Through the 19th century, Arbitration Rock was the official marker for property disputes and all property lines were measured from its center including the border of the New York City borough of Brooklyn (coterminous with Kings County of New York State). In 1898, the two towns were absorbed into a consolidated City of New York. The rock was of diminishing importance after that and by 1917, it was nearly covered with earth and debris.

New York City subsequently redrew the Brooklyn–Queens boundary in 1925 to resolve problems caused by the ruler straight Brooklyn–Queens borderline that was running through the middle of houses. Some people had kitchens in Queens and living rooms in Brooklyn, in addition to facing confusion about voting and tax rates. A grid plan was imposed on the two boroughs and the rock became redundant.

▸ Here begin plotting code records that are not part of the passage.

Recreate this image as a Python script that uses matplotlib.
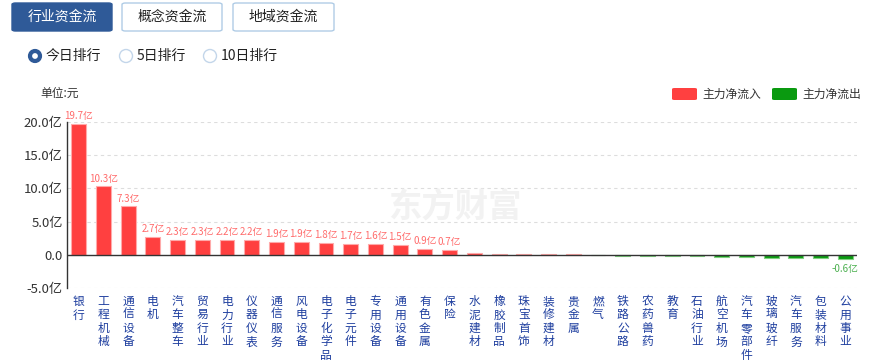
import matplotlib
matplotlib.use("Agg")
import matplotlib.pyplot as plt
from matplotlib.patches import FancyBboxPatch, Ellipse
import numpy as np

plt.rcParams["font.family"] = ["Noto Sans CJK SC", "DejaVu Sans"]

# industry fund flow, unit: 亿元
industries = ["银行", "工程机械", "通信设备", "电机", "汽车整车", "贸易行业", "电力行业",
              "仪器仪表", "通信服务", "风电设备", "电子化学品", "电子元件", "专用设备",
              "通用设备", "有色金属", "保险", "水泥建材", "橡胶制品", "珠宝首饰", "装修建材",
              "贵金属", "燃气", "铁路公路", "农药兽药", "教育", "石油行业", "航空机场",
              "汽车零部件", "玻璃玻纤", "汽车服务", "包装材料", "公用事业"]
net_flow = [19.7, 10.3, 7.3, 2.7, 2.3, 2.3, 2.2, 2.2, 1.9, 1.9, 1.8, 1.7, 1.6, 1.5,
            0.9, 0.7, 0.2, 0.08, 0.07, 0.06, 0.05, -0.03, -0.15, -0.15, -0.15, -0.25,
            -0.4, -0.4, -0.45, -0.5, -0.5, -0.6]
labelled = 16  # first 16 bars carry a value label, plus the last one
yticks = [-5, 0, 5, 10, 15, 20]
ytick_labels = ["-5.0亿", "0.0", "5.0亿", "10.0亿", "15.0亿", "20.0亿"]
tabs = ["行业资金流", "概念资金流", "地域资金流"]
ranks = ["今日排行", "5日排行", "10日排行"]

RED = "#ff4040"
GREEN = "#0a9a10"
W, H = 882, 362


def fx(x):
    return x / W


def fy(y):
    return 1 - y / H


fig = plt.figure(figsize=(8.82, 3.62), dpi=100)
ax = fig.add_axes([fx(67), fy(288), fx(857) - fx(67), fy(122) - fy(288)])

x = np.arange(len(industries))
vals = np.array(net_flow)
colors = [RED if v >= 0 else GREEN for v in vals]
edges = ["#ffaaaa" if v >= 0 else "#7fd07f" for v in vals]
ax.bar(x, vals, width=0.6, color=colors, edgecolor=edges, linewidth=0.8, zorder=3)

for i, v in enumerate(vals):
    if i < labelled:
        ax.annotate(f"{v:.1f}亿", (i, v), xytext=(0, 2), textcoords="offset points",
                    ha="center", va="bottom", fontsize=7, color="#ff6b6b")
ax.annotate(f"{vals[-1]:.1f}亿", (x[-1], vals[-1]), xytext=(0, -4),
            textcoords="offset points", ha="center", va="top", fontsize=7,
            color="#4cb050")

ax.set_xlim(-0.47, len(industries) - 0.53)
ax.set_ylim(-5, 20)
ax.set_yticks(yticks)
ax.set_yticklabels(ytick_labels, fontsize=9.5, color="#333333")
for y in yticks:
    if y != 0:
        ax.axhline(y, color="#dddddd", lw=0.8, ls=(0, (3, 3)), zorder=1)
ax.axhline(0, color="#333333", lw=1.0, zorder=4)

ax.set_xticks(x)
ax.set_xticklabels(["\n".join(s) for s in industries], fontsize=8.5, color="#1f3f9f",
                   va="top", linespacing=1.05)
ax.tick_params(axis="x", length=0, pad=5)
ax.tick_params(axis="y", length=0, pad=3)
for side in ["top", "right", "bottom"]:
    ax.spines[side].set_visible(False)
ax.spines["left"].set_color("#333333")
ax.spines["left"].set_linewidth(1.0)

# watermark
fig.text(fx(455), fy(208), "东方财富", fontsize=24, fontweight="bold", color="#f2f2f2",
         ha="center", va="center", zorder=0)

# tab buttons
tab_x = [(12, 112), (122, 222), (233, 334)]
for i, (label, (x0, x1)) in enumerate(zip(tabs, tab_x)):
    active = i == 0
    box = FancyBboxPatch((fx(x0), fy(31)), fx(x1) - fx(x0), fy(3) - fy(31),
                         boxstyle="round,pad=0,rounding_size=0.004",
                         transform=fig.transFigure,
                         facecolor="#2f5a98" if active else "white",
                         edgecolor="#2f5a98" if active else "#b0cce6", lw=1)
    fig.add_artist(box)
    fig.text(fx((x0 + x1) / 2), fy(17), label, fontsize=10, ha="center", va="center",
             color="white" if active else "#222222")

# radio buttons
radio_x = [35, 126, 210]
for i, (label, cx) in enumerate(zip(ranks, radio_x)):
    if i == 0:
        dot = Ellipse((fx(cx), fy(56)), 10 / W, 10 / H, transform=fig.transFigure,
                      facecolor="white", edgecolor="#2f5a98", lw=3.0)
    else:
        dot = Ellipse((fx(cx), fy(56)), 13 / W, 13 / H, transform=fig.transFigure,
                      facecolor="white", edgecolor="#c3d6ea", lw=1)
    fig.add_artist(dot)
    fig.text(fx(cx + 11), fy(56), label, fontsize=10, ha="left", va="center",
             color="#222222")

fig.text(fx(40), fy(93), "单位:元", fontsize=8.5, ha="left", va="center", color="#333333")

# legend
for (x0, color, label) in [(672, RED, "主力净流入"), (772, GREEN, "主力净流出")]:
    fig.add_artist(FancyBboxPatch((fx(x0), fy(100)), fx(25), fy(88) - fy(100),
                                  boxstyle="round,pad=0,rounding_size=0.003",
                                  transform=fig.transFigure, facecolor=color,
                                  edgecolor="none"))
    fig.text(fx(x0 + 30), fy(94), label, fontsize=8.5, ha="left", va="center",
             color="#333333")

fig.savefig("out.png", dpi=100)
plt.close(fig)
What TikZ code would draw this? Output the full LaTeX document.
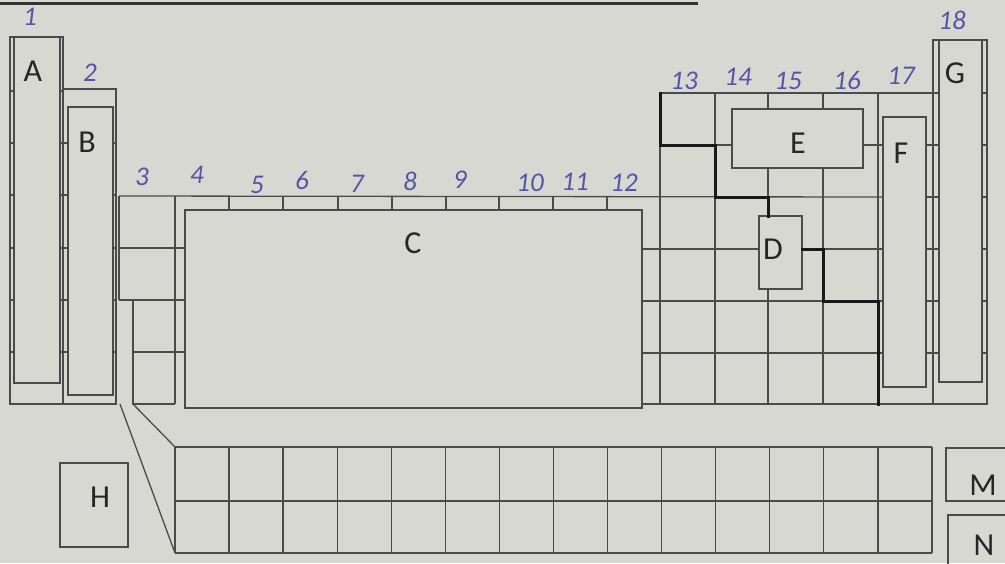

The redrawn boundaries placed the almost forgotten rock well inside Queens. With its purpose made obsolete, the rock's honored and quiet existence faded away. Street improvements made to Onderdonk Avenue in the 1930s where it had lain for more than 10,000 years caused the glacial boulder to become buried below the surface. Its location was forgotten and the Arbitration Rock assumed the existence of a myth.

Interest in the rock as historically important began to grow in the 1990s. After a seven-year archaeological hunt, a huge crane dug deep into the ground and hoisted the massive rock out of the earth from its buried location under Onderdonk Avenue west of Flushing Avenue, bringing it to the surface after some seventy years of burial. This was done in December 2001 and it was moved several hundred feet to the 18th century Vander Ende-Onderdonk House.

Even after 340 years, the Arbitration Rock continued to hold its central placement in disputes between Queens and Brooklyn. Once Queens had located and moved the rock to its new location with a ceremony marking its restored hallowed place in history, Brooklyn officials quickly protested. They argued that as it was part of their joint heritage, they should have been included in the decision on its placement.

The official Queens historian replied that it belonged "in Queens, of course. While it was once on the border, the boulder has been in Queens for 77 years, since the boundaries were redrawn."

Taking a Solomon-like approach, he said only half-joking, "it should be cut in half and the other half should be a monument in Brooklyn."